====== Record extracts

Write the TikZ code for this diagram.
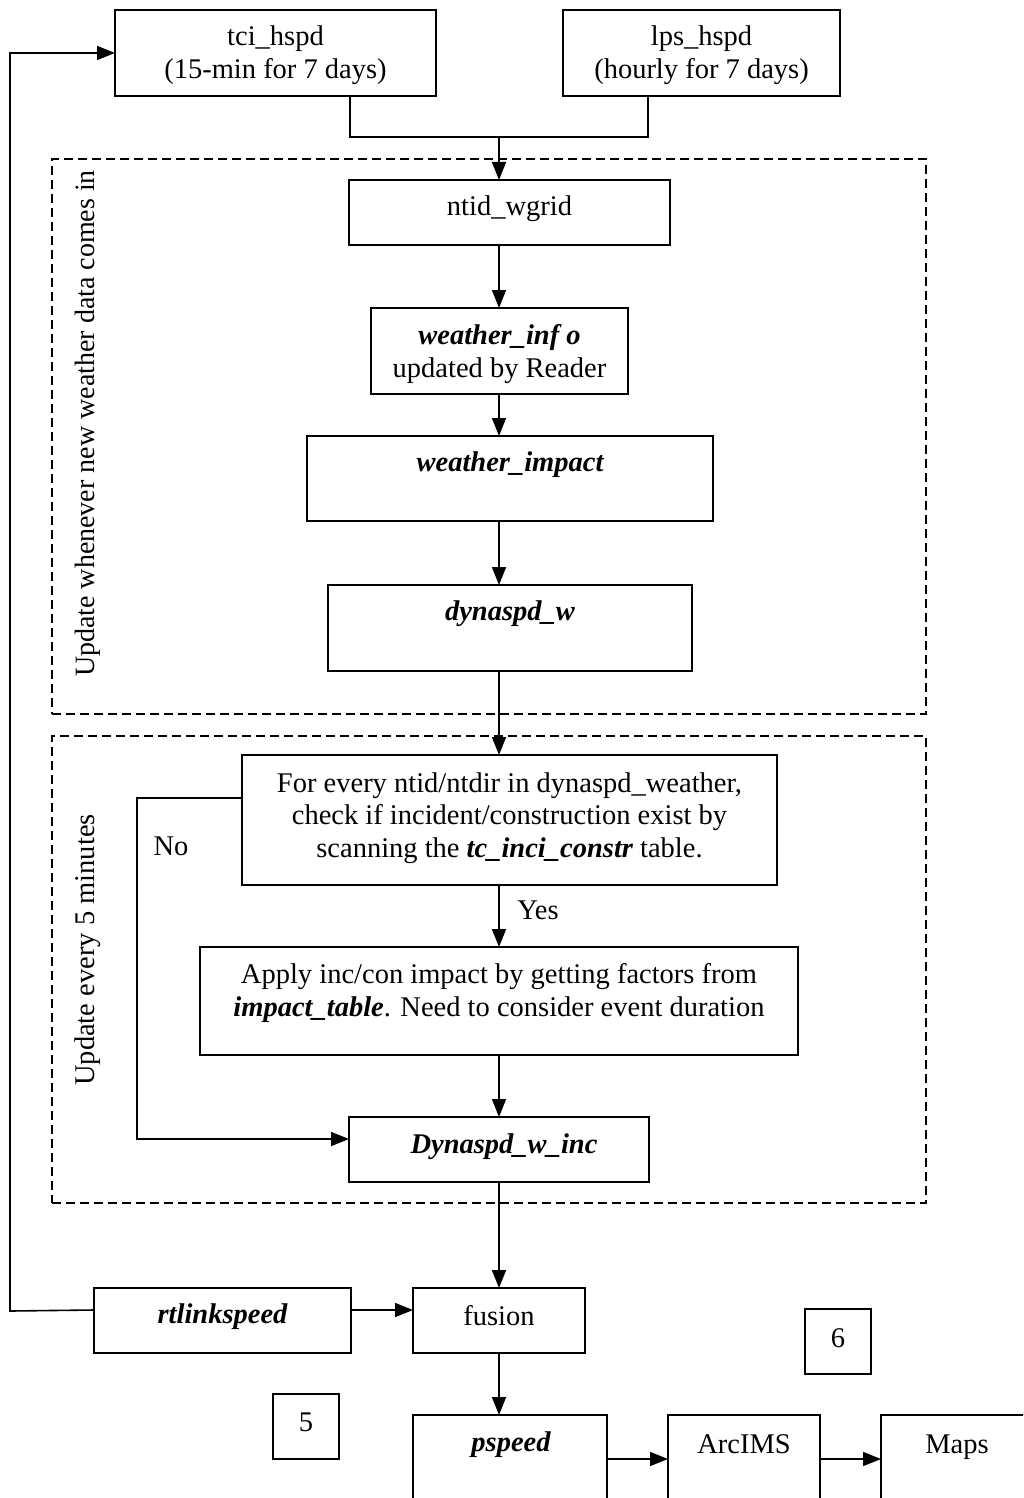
\documentclass[tikz,border=0pt]{standalone}
\usepackage{fontspec}
\setmainfont{Liberation Serif}
\usetikzlibrary{arrows.meta}
\newcommand\bigtxt{\fontsize{28.5}{32.5}\selectfont}
\newcommand\bi[1]{{\bfseries\itshape #1}}
\tikzset{
  box/.style={draw, line width=1.6pt, rectangle, inner sep=0pt, outer sep=0pt},
  txt/.style={align=center, inner sep=0pt, font=\bigtxt},
  ln/.style={line width=1.6pt},
  arr/.style={line width=1.6pt, -{Triangle[width=14pt,length=18pt]}},
  dbox/.style={draw, line width=2.8pt, dash pattern=on 9pt off 5pt},
}
\begin{document}
\begin{tikzpicture}[x=1pt,y=-1pt]
\useasboundingbox (0,0) rectangle (1023,1498);
\clip (0,0) rectangle (1023,1498);
% dashed groups
\node[dbox, minimum width=874pt, minimum height=555pt, inner sep=0pt] (g1) at (489,436.5) {};
\node[dbox, minimum width=874pt, minimum height=467pt, inner sep=0pt] (g2) at (489,969.5) {};
\node[txt, rotate=90, font=\fontsize{28}{32}\selectfont] (g1l) at (88,423.5) {Update whenever new weather data comes in};
\node[txt, rotate=90] (g2l) at (88,950) {Update every 5 minutes};
% boxes
\node[box, minimum width=321pt, minimum height=86pt] (tci) at (275.5,53) {};
\node[txt] (tcit) at (275.5,55) {tci\_hspd\\(15-min for 7 days)};
\node[box, minimum width=277pt, minimum height=86pt] (lps) at (701.5,53) {};
\node[txt] (lpst) at (701.5,55) {lps\_hspd\\(hourly for 7 days)};
\node[box, minimum width=321pt, minimum height=65pt] (ntid) at (509.5,212.5) {};
\node[txt] (ntidt) at (509.5,209) {ntid\_wgrid};
\node[box, minimum width=257pt, minimum height=86pt] (winfo) at (499.5,351) {};
\node[txt] (winfot) at (499.5,354) {\bi{weather\_inf o}\\updated by Reader};
\node[box, minimum width=406pt, minimum height=85pt] (wimp) at (510,478.5) {};
\node[txt] (wimpt) at (510,465) {\bi{weather\_impact}};
\node[box, minimum width=364pt, minimum height=86pt] (dyn) at (510,628) {};
\node[txt] (dynt) at (510,614) {\bi{dynaspd\_w}};
\node[box, minimum width=535pt, minimum height=130pt] (chk) at (509.5,820) {};
\node[txt] (chkt) at (509.5,818) {For every ntid/ntdir in dynaspd\_weather,\\check if incident/construction exist by\\scanning the \bi{tc\_inci\_constr} table.};
\node[box, minimum width=598pt, minimum height=108pt] (app) at (499,1001) {};
\node[txt] (appt) at (499,993) {Apply inc/con impact by getting factors from\\\bi{impact\_table}. Need to consider event duration};
\node[box, minimum width=300pt, minimum height=65pt] (dwi) at (499,1149.5) {};
\node[txt] (dwit) at (504,1147) {\bi{Dynaspd\_w\_inc}};
\node[box, minimum width=172pt, minimum height=65pt] (fus) at (499,1320.5) {};
\node[txt] (fust) at (499,1316) {fusion};
\node[box, minimum width=257pt, minimum height=65pt] (rtl) at (222.5,1320.5) {};
\node[txt] (rtlt) at (222.5,1317) {\bi{rtlinkspeed}};
\node[box, minimum width=66pt, minimum height=65pt] (six) at (838,1341.5) {};
\node[txt] (sixt) at (838,1338) {6};
\node[box, minimum width=66pt, minimum height=65pt] (five) at (306,1426.5) {};
\node[txt] (fivet) at (306,1422) {5};
\node[box, minimum width=194pt, minimum height=120pt] (psp) at (510,1475) {};
\node[txt] (pspt) at (511,1445) {\bi{pspeed}};
\node[box, minimum width=152pt, minimum height=120pt] (arc) at (744,1475) {};
\node[txt] (arct) at (744,1444) {ArcIMS};
\node[box, minimum width=160pt, minimum height=120pt] (maps) at (961,1475) {};
\node[txt] (mapst) at (957,1447) {Maps};
% labels
\node[txt] (yes) at (538,910) {Yes};
\node[txt] (no) at (171,846) {No};
% helper coordinates
\coordinate (sp) at (499,0);
\coordinate (jl) at (350,137);
\coordinate (jr) at (648,137);
\coordinate (lv) at (0,1310);
\coordinate (lb) at (10,1311);
\coordinate (lt) at (10,53);
\coordinate (nv) at (0,798);
\coordinate (nl) at (137,798);
\coordinate (nb) at (137,1139);
\coordinate (bv) at (0,1459);
% connectors
\draw[ln] (tci.south -| jl) -- (jl) -- (jr) -- (lps.south -| jr);
\draw[arr] (jl -| sp) -- (ntid.north -| sp);
\draw[arr] (ntid.south -| sp) -- (winfo.north -| sp);
\draw[arr] (winfo.south -| sp) -- (wimp.north -| sp);
\draw[arr] (wimp.south -| sp) -- (dyn.north -| sp);
\draw[arr] (dyn.south -| sp) -- (chk.north -| sp);
\draw[arr] (chk.south -| sp) -- (app.north -| sp);
\draw[arr] (app.south -| sp) -- (dwi.north -| sp);
\draw[arr] (chk.west |- nv) -- (nl) -- (nb) -- (dwi.west |- nb);
\draw[arr] (dwi.south -| sp) -- (fus.north -| sp);
\draw[arr] (rtl.east |- lv) -- (fus.west |- lv);
\draw[arr] (rtl.west |- lv) -- (lb) -- (lt) -- (tci.west);
\draw[arr] (fus.south -| sp) -- (psp.north -| sp);
\draw[arr] (psp.east |- bv) -- (arc.west |- bv);
\draw[arr] (arc.east |- bv) -- (maps.west |- bv);
\end{tikzpicture}
\end{document}
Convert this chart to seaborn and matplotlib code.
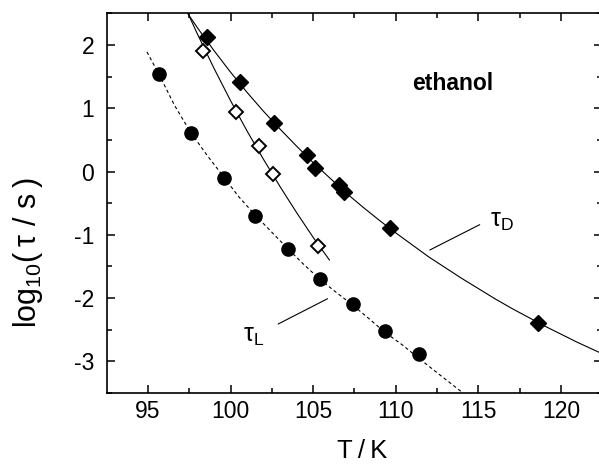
import matplotlib
matplotlib.use("Agg")
import matplotlib.pyplot as plt
import seaborn as sns

# ---- data ----
T_L = [95.66, 97.58, 99.60, 101.50, 103.47, 105.39, 107.44, 109.34, 111.39]
logtau_L = [1.54, 0.61, -0.10, -0.70, -1.22, -1.70, -2.09, -2.52, -2.88]

T_open = [98.33, 100.35, 101.70, 102.56, 105.28]
logtau_open = [1.91, 0.94, 0.41, -0.04, -1.18]

T_D = [98.57, 100.55, 102.66, 104.62, 105.10, 106.57, 106.84, 109.68, 118.59]
logtau_D = [2.12, 1.42, 0.76, 0.26, 0.05, -0.21, -0.32, -0.90, -2.39]

# fit curves
fitD_T = [97.40, 98, 99, 100, 101, 102, 103, 104, 105, 106, 107, 108, 109, 110,
          111, 112, 113, 114, 115, 116, 117, 118, 119, 120, 121, 122, 122.5]
fitD_y = [2.50, 2.27, 1.91, 1.57, 1.25, 0.95, 0.67, 0.40, 0.14, -0.10, -0.34,
          -0.56, -0.77, -0.97, -1.16, -1.35, -1.52, -1.69, -1.85, -2.01, -2.16,
          -2.30, -2.44, -2.57, -2.70, -2.82, -2.88]

fitO_T = [97.42, 98, 99, 100, 101, 102, 103, 104, 105, 105.99]
fitO_y = [2.50, 2.17, 1.63, 1.12, 0.64, 0.19, -0.24, -0.65, -1.04, -1.40]

fitL_T = [94.94, 95.66, 96.6, 97.58, 98.6, 99.60, 100.5, 101.50, 102.5, 103.47,
          104.4, 105.39, 106.4, 107.44, 108.4, 109.34, 110.4, 111.39, 112.7, 114.07]
fitL_y = [1.89, 1.54, 1.05, 0.62, 0.25, -0.09, -0.40, -0.69, -0.96, -1.22,
          -1.46, -1.70, -1.91, -2.12, -2.33, -2.54, -2.74, -2.95, -3.22, -3.50]

xlim = (92.5, 122.5)
ylim = (-3.5, 2.5)
xticks = [95, 100, 105, 110, 115, 120]
yticks = [-3, -2, -1, 0, 1, 2]

sns.set_theme(style="ticks")
plt.rcParams['font.family'] = ['Liberation Sans', 'DejaVu Sans']
plt.rcParams['mathtext.fontset'] = 'custom'
plt.rcParams['mathtext.rm'] = 'Liberation Sans'
plt.rcParams['mathtext.it'] = 'Liberation Sans:italic'
plt.rcParams['mathtext.bf'] = 'Liberation Sans:bold'
for k in ['text.color', 'axes.labelcolor', 'xtick.color', 'ytick.color', 'axes.edgecolor']:
    plt.rcParams[k] = 'black'

fig = plt.figure(figsize=(5.99, 4.65), dpi=100)
ax = fig.add_axes([0.178, 0.1548, 0.8275, 0.8166])

lw = 0.8
sns.lineplot(x=fitD_T, y=fitD_y, ax=ax, color='black', lw=lw, sort=False, estimator=None)
sns.lineplot(x=fitO_T, y=fitO_y, ax=ax, color='black', lw=lw, sort=False, estimator=None)
sns.lineplot(x=fitL_T, y=fitL_y, ax=ax, color='black', lw=lw, sort=False, estimator=None)
ax.lines[-1].set_linestyle((0, (3, 2.5)))

ax.plot(T_L, logtau_L, 'o', color='black', ms=9.5, mec='black', zorder=3)
ax.plot(T_D, logtau_D, 'D', color='black', ms=8.6, mec='black', zorder=3)
ax.plot(T_open, logtau_open, 'D', color='white', ms=7.2, mec='black', mew=1.4, zorder=3)

# label lines
ax.plot([112.06, 115.08], [-1.24, -0.84], color='black', lw=lw)
ax.plot([102.88, 105.87], [-2.41, -2.01], color='black', lw=lw)
ax.text(115.69, -0.87, 'τ$_\\mathregular{D}$', fontsize=18, ha='left', va='baseline')
ax.text(100.73, -2.69, 'τ$_\\mathregular{L}$', fontsize=18, ha='left', va='baseline')
ax.text(113.47, 1.395, 'ethanol', fontsize=16.5, fontweight='bold', ha='center', va='center')

ax.set_xlim(*xlim)
ax.set_ylim(*ylim)
ax.set_xticks(xticks)
ax.set_yticks(yticks)
ax.set_xticks([97.5, 102.5, 107.5, 112.5, 117.5, 122.5], minor=True)
ax.set_yticks([-3.5, -2.5, -1.5, -0.5, 0.5, 1.5, 2.5], minor=True)
ax.set_yticklabels([str(v) for v in yticks])
ax.tick_params(which='both', direction='in', top=True, right=True, width=1.1, color='black',
               labelsize=16.5, labelcolor='black')
ax.tick_params(which='major', length=5.8)
ax.tick_params(which='minor', length=3.6)
ax.tick_params(axis='y', pad=9)
ax.tick_params(axis='x', pad=5)
for s in ax.spines.values():
    s.set_linewidth(1.2)
    s.set_color('black')

ax.set_xlabel('T\u2009/\u2009K', fontsize=18.5)
ax.xaxis.set_label_coords((362 - 106.7) / 495.7, -(463 - 393) / 379.7)
ax.xaxis.label.set_va('bottom')
ax.set_ylabel('log$_\\mathregular{10}$(\u2009τ / s\u2009)', fontsize=22)
ax.yaxis.set_label_coords((28 - 106.7) / 495.7, (393 - 252) / 379.7)
ax.yaxis.label.set_va('center')

fig.savefig('out.png', dpi=100)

============

> [What you have to do]: Begin with the line that contains "Convert this chart" and end with the line that contains "yticks = [-3, -2, -1, 0, 1, 2]"; write out both and all lines between exactly, but no pictures.

> [Result of the task]:
Convert this chart to seaborn and matplotlib code.
import matplotlib
matplotlib.use("Agg")
import matplotlib.pyplot as plt
import seaborn as sns

# ---- data ----
T_L = [95.66, 97.58, 99.60, 101.50, 103.47, 105.39, 107.44, 109.34, 111.39]
logtau_L = [1.54, 0.61, -0.10, -0.70, -1.22, -1.70, -2.09, -2.52, -2.88]

T_open = [98.33, 100.35, 101.70, 102.56, 105.28]
logtau_open = [1.91, 0.94, 0.41, -0.04, -1.18]

T_D = [98.57, 100.55, 102.66, 104.62, 105.10, 106.57, 106.84, 109.68, 118.59]
logtau_D = [2.12, 1.42, 0.76, 0.26, 0.05, -0.21, -0.32, -0.90, -2.39]

# fit curves
fitD_T = [97.40, 98, 99, 100, 101, 102, 103, 104, 105, 106, 107, 108, 109, 110,
          111, 112, 113, 114, 115, 116, 117, 118, 119, 120, 121, 122, 122.5]
fitD_y = [2.50, 2.27, 1.91, 1.57, 1.25, 0.95, 0.67, 0.40, 0.14, -0.10, -0.34,
          -0.56, -0.77, -0.97, -1.16, -1.35, -1.52, -1.69, -1.85, -2.01, -2.16,
          -2.30, -2.44, -2.57, -2.70, -2.82, -2.88]

fitO_T = [97.42, 98, 99, 100, 101, 102, 103, 104, 105, 105.99]
fitO_y = [2.50, 2.17, 1.63, 1.12, 0.64, 0.19, -0.24, -0.65, -1.04, -1.40]

fitL_T = [94.94, 95.66, 96.6, 97.58, 98.6, 99.60, 100.5, 101.50, 102.5, 103.47,
          104.4, 105.39, 106.4, 107.44, 108.4, 109.34, 110.4, 111.39, 112.7, 114.07]
fitL_y = [1.89, 1.54, 1.05, 0.62, 0.25, -0.09, -0.40, -0.69, -0.96, -1.22,
          -1.46, -1.70, -1.91, -2.12, -2.33, -2.54, -2.74, -2.95, -3.22, -3.50]

xlim = (92.5, 122.5)
ylim = (-3.5, 2.5)
xticks = [95, 100, 105, 110, 115, 120]
yticks = [-3, -2, -1, 0, 1, 2]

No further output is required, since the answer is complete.